AIM — Copy word for word the lines in the records below, starting at the line with "Emit a Python" and ending at the line with "import plotly.graph_objects as go". Skip the pictures.
** begin STORED RECORDS **
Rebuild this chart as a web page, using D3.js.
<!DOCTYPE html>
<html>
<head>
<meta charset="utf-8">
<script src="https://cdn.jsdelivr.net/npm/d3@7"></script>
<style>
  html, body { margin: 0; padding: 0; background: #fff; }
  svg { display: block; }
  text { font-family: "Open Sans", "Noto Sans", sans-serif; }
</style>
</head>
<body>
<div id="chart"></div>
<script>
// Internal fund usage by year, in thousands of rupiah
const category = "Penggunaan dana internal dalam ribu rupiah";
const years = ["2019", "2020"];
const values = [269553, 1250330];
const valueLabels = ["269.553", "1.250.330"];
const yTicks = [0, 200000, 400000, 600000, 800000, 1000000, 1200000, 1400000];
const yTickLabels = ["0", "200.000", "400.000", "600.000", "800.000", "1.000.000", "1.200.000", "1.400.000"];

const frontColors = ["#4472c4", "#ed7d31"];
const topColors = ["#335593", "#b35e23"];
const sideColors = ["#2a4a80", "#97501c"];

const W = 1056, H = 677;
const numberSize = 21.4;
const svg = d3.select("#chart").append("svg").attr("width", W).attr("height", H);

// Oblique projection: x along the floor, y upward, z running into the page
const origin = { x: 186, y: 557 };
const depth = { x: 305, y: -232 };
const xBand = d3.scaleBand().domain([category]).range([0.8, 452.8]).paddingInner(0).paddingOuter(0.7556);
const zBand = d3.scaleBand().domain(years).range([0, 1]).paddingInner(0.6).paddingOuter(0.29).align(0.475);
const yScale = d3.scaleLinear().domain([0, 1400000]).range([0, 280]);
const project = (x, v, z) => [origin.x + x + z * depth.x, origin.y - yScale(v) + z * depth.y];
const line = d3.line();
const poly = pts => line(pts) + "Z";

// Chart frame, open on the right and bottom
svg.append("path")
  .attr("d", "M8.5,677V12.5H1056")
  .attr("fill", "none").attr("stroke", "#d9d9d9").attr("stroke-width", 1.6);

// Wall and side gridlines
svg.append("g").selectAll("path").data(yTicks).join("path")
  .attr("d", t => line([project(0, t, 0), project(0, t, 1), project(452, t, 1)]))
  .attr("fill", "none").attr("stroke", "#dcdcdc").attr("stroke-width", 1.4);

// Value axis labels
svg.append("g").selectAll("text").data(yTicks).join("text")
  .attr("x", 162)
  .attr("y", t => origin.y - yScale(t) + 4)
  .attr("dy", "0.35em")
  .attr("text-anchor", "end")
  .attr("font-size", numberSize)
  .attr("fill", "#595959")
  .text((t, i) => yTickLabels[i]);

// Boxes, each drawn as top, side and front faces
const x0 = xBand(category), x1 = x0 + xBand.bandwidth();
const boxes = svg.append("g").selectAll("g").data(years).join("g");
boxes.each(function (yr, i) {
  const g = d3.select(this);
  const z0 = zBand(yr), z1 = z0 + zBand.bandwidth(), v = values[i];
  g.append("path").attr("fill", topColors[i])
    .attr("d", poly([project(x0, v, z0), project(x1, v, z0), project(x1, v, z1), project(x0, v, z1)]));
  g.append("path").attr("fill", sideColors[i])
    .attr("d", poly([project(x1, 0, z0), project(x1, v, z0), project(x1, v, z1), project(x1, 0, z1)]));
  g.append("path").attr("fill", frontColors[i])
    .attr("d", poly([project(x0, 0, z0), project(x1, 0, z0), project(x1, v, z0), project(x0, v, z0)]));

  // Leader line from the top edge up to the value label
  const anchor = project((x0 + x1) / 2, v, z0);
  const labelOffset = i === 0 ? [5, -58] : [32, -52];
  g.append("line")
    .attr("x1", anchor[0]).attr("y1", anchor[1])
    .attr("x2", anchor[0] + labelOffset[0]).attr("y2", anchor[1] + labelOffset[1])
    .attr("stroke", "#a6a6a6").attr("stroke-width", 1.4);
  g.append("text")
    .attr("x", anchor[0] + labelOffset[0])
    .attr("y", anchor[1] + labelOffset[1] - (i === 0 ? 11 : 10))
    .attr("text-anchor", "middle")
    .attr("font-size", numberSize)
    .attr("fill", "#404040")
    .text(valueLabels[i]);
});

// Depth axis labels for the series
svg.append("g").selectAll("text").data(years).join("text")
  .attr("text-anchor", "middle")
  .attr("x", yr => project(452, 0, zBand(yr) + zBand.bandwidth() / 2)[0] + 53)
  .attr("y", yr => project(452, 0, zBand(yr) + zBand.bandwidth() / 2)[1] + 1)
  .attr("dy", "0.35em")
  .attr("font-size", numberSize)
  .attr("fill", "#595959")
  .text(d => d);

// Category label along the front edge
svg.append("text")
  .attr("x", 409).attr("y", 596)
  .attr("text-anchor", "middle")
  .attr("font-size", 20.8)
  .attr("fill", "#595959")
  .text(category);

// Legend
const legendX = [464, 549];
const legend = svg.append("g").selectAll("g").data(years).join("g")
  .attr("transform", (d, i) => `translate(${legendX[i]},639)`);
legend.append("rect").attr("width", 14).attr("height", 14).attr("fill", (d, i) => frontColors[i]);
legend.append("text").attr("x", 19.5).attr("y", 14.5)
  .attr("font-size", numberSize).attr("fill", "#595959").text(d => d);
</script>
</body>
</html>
** end STORED RECORDS **
** begin STORED RECORDS **
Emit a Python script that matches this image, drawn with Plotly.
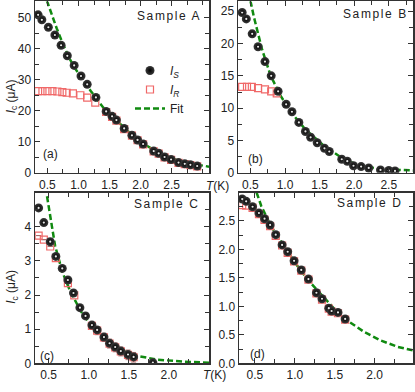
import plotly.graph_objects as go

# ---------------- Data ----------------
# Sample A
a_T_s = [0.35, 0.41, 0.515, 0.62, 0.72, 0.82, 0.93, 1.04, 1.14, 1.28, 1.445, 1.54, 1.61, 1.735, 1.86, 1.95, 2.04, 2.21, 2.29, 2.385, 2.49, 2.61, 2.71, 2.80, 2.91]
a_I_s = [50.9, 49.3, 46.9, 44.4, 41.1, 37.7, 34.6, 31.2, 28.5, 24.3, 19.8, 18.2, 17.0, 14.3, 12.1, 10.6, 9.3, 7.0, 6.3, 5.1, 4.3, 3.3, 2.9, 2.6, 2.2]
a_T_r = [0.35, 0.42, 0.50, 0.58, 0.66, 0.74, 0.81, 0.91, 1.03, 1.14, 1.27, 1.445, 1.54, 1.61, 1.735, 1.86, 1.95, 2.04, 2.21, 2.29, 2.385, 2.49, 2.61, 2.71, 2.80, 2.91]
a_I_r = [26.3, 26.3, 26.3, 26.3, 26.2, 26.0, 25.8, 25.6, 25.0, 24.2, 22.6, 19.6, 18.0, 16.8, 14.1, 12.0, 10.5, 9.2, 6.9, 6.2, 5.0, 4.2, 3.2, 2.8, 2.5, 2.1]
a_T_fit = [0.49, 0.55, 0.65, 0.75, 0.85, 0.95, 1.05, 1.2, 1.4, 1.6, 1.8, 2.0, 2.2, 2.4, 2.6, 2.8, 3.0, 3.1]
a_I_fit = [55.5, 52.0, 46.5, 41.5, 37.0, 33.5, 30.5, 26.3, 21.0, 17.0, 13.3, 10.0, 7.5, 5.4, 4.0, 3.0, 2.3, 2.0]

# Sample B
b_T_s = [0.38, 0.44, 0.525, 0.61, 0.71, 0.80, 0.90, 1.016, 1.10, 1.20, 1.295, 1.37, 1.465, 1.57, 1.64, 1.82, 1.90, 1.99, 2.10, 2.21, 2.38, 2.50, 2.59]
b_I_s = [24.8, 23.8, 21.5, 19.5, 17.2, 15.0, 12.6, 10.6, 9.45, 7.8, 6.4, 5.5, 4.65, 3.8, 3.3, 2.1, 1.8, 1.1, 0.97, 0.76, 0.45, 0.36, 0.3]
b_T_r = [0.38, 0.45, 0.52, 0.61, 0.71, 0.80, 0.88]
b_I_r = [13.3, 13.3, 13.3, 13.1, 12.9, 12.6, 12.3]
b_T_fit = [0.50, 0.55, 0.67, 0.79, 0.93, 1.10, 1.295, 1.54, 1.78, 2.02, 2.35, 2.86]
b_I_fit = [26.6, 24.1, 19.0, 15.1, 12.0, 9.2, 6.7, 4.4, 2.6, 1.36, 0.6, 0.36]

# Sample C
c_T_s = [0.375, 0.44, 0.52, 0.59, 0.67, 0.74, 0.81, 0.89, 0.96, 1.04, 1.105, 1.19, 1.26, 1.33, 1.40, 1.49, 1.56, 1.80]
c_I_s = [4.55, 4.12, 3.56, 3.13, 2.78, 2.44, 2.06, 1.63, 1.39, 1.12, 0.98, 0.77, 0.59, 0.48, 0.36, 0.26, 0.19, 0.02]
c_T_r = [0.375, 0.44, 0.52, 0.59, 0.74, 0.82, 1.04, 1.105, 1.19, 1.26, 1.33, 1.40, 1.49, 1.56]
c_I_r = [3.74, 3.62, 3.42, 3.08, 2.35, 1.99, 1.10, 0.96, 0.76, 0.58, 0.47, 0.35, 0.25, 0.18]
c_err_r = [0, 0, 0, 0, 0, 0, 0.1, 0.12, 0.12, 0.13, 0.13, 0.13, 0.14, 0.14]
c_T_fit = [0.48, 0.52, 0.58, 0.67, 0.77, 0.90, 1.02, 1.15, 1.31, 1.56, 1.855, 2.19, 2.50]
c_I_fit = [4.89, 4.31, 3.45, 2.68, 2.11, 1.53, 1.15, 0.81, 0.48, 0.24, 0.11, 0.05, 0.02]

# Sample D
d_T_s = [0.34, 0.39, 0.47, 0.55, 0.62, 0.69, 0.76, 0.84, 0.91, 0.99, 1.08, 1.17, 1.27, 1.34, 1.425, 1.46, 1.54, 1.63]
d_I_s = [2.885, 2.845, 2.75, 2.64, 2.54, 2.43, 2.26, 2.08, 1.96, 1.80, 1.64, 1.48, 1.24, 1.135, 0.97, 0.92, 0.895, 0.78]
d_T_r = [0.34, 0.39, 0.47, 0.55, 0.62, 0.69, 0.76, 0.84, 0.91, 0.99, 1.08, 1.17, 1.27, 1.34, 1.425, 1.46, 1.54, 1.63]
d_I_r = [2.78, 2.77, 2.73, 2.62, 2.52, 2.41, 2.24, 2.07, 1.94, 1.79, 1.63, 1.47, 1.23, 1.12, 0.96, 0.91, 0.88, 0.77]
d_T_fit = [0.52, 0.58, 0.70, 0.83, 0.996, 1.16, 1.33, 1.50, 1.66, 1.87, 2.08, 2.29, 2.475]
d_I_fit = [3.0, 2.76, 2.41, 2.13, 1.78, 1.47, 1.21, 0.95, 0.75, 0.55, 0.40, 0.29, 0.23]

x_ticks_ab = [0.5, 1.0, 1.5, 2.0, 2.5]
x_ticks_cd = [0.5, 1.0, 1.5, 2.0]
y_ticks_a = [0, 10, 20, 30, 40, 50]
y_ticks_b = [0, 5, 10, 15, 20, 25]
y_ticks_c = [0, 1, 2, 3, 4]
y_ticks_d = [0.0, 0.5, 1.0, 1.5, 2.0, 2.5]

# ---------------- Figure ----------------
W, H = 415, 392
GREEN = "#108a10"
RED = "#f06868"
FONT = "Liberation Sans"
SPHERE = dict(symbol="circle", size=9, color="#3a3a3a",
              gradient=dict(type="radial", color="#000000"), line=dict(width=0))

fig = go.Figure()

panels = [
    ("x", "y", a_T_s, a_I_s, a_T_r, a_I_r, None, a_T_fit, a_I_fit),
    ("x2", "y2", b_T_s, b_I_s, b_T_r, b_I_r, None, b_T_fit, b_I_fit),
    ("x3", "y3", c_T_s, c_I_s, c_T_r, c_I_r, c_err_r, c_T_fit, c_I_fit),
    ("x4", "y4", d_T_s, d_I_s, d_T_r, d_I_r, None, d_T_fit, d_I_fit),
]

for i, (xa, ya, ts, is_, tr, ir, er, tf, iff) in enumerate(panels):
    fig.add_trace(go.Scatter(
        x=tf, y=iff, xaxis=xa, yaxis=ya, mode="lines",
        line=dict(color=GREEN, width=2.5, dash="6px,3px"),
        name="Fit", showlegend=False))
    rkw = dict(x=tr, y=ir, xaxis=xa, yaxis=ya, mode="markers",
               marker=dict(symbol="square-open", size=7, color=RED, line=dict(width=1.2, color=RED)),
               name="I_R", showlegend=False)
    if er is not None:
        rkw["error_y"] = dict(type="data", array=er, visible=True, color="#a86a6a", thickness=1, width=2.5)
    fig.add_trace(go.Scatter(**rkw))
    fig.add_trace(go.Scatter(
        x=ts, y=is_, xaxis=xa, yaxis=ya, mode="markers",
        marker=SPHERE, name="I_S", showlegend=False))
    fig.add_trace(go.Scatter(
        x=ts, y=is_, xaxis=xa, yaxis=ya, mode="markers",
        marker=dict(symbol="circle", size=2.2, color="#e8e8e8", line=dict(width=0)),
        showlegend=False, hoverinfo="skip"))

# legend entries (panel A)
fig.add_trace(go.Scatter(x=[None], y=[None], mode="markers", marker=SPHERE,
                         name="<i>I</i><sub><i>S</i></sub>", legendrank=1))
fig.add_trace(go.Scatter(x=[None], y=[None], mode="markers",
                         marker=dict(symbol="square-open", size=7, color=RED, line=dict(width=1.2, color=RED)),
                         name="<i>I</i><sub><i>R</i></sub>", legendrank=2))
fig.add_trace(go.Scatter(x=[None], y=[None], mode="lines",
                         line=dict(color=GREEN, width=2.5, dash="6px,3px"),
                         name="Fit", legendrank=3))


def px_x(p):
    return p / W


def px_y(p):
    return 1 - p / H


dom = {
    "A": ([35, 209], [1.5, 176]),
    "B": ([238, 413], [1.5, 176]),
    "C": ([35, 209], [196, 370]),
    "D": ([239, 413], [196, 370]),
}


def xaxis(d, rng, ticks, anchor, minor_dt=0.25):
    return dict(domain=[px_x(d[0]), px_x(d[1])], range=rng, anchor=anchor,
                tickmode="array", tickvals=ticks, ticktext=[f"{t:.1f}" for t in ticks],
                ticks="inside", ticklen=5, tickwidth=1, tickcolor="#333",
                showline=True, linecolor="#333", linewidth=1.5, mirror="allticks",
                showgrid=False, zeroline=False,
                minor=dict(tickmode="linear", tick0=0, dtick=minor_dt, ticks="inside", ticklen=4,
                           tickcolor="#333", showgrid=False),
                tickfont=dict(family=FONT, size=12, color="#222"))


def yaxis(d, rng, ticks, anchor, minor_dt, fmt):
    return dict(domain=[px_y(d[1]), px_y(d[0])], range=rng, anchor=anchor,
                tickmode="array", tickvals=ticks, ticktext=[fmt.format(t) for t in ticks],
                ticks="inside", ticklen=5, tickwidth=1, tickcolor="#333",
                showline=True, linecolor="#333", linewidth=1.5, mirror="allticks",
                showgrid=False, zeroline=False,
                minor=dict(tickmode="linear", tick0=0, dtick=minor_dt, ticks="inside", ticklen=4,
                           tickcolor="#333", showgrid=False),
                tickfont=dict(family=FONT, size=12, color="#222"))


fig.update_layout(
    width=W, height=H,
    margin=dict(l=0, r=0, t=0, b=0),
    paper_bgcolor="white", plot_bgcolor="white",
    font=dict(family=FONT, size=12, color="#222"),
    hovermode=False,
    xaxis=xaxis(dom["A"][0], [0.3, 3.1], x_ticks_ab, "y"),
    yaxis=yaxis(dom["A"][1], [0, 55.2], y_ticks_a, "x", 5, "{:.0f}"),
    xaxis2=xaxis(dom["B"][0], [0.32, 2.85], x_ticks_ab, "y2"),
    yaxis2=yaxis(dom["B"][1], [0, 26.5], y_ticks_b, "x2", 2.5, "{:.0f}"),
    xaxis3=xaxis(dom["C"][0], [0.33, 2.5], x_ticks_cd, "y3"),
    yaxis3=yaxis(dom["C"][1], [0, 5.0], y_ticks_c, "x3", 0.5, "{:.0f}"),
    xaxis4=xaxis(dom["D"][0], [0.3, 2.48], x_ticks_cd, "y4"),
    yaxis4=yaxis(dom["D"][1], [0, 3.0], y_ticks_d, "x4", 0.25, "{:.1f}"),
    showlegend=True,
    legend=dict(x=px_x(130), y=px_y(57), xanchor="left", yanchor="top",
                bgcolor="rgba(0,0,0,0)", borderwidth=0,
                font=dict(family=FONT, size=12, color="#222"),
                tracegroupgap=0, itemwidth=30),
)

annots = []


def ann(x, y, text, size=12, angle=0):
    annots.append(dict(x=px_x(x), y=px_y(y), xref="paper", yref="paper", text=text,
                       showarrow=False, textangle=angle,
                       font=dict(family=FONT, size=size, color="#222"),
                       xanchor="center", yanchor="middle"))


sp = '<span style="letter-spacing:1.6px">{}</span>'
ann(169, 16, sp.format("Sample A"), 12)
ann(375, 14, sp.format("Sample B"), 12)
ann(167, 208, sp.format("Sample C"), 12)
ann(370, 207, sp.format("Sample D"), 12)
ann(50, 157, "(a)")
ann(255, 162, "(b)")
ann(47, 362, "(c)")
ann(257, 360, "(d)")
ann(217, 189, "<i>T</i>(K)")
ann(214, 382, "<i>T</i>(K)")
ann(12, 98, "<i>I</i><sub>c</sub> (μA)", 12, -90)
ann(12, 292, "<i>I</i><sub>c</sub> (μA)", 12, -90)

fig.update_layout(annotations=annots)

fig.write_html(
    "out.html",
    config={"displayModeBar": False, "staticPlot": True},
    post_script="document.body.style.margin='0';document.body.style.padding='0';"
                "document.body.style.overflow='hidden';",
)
** end STORED RECORDS **
RESULT FOR THIS TASK —
Emit a Python script that matches this image, drawn with Plotly.
import plotly.graph_objects as go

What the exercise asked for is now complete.